The right-hand side of the bar shows live timing: Time (seconds elapsed), Frames (total frames drawn), Δ (milliseconds per frame), and FPS. These are your performance gauges — if FPS dips well below your project rate, head to the The performance panel.

The dopesheet

Below the transport, the dopesheet shows your animated parameters as rows, with a dot for every keyframe placed in time. It's a bird's-eye view of the whole piece: where things move, where they hold, and how the timing lines up across parameters.

You can select keyframes here, drag them to retime, and box-select a group to move them together. For shaping the values between keyframes — easing, overshoot, bezier handles — flip on the Curves toggle to open the The curve editor.

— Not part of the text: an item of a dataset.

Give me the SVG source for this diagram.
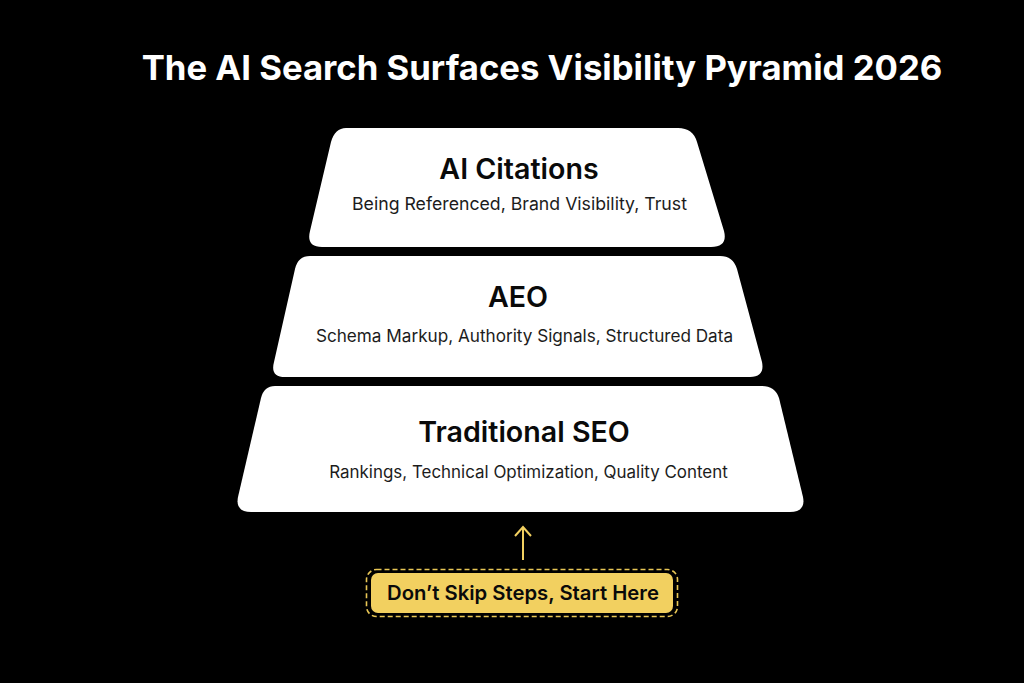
<svg xmlns="http://www.w3.org/2000/svg" width="1024" height="683" viewBox="0 0 1024 683">
<style>
text{font-family:Inter,"Liberation Sans",sans-serif;text-anchor:middle}
.tier{fill:#fff}
.h{font-size:28.6px;font-weight:600;fill:#0a0a0a}
.s{font-weight:400;fill:#1c1c1c}
</style>
<rect width="1024" height="683" fill="#000"/>
<text id="title" x="542" y="80" font-size="34.700" font-weight="700" fill="#fff">The AI Search Surfaces Visibility Pyramid 2026</text>
<g id="tier-citations">
<path class="tier" d="M346 128H678Q693 128 697 142L724 231Q728 247 711 247H322Q306 247 310 231L331 142Q335 128 346 128Z"/>
<text class="h" x="519" y="179">AI Citations</text>
<text class="s" font-size="17.700" x="519.500" y="210">Being Referenced, Brand Visibility, Trust</text>
</g>
<g id="tier-aeo">
<path class="tier" d="M310 256H720Q733 256 737 269L762 362Q765 377 750 377H285Q270 377 274 362L295 269Q298 256 310 256Z"/>
<text class="h" x="518" y="307">AEO</text>
<text class="s" font-size="17.150" x="524.500" y="342">Schema Markup, Authority Signals, Structured Data</text>
</g>
<g id="tier-seo">
<path class="tier" d="M275 386H762Q775 386 779 398L803 497Q806 512 790 512H251Q235 512 238 497L261 398Q264 386 275 386Z"/>
<text class="h" x="524" y="442">Traditional SEO</text>
<text class="s" font-size="16.950" x="528.500" y="478">Rankings, Technical Optimization, Quality Content</text>
</g>
<g id="connectors">
<path d="M523 560V528M515 536L523 527L531 536" fill="none" stroke="#f2d060" stroke-width="2"/>
</g>
<g id="start-here">
<rect x="366.500" y="569.500" width="311" height="47" rx="10" fill="none" stroke="#e8c655" stroke-width="1.600" stroke-dasharray="5 3"/>
<rect x="371" y="573" width="302" height="40" rx="7" fill="#f2d060"/>
<text x="523" y="600" font-size="20.300" font-weight="600" fill="#0a0a0a">Don’t Skip Steps, Start Here</text>
</g>
</svg>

Keyframes are created from a parameter's right-click menu or by recording live input — see Keyframing and Recording live input.

Working inside subgraphs

When you dive into a subgraph, a breadcrumb appears on the right of the transport showing your path, like Project > Particles > Spawn. Click any earlier segment to pop back up a level. A small (fps) tag next to it shows the frame rate of the level you're currently in, which can differ from the parent.

This matters because time can flow differently inside a subgraph — see Time & playback for how nested clocks work.

If your project uses a musical clock, the transport also shows a BPM field, a time signature, and a bar-and-beat readout. Those are covered in Clocks & tempo.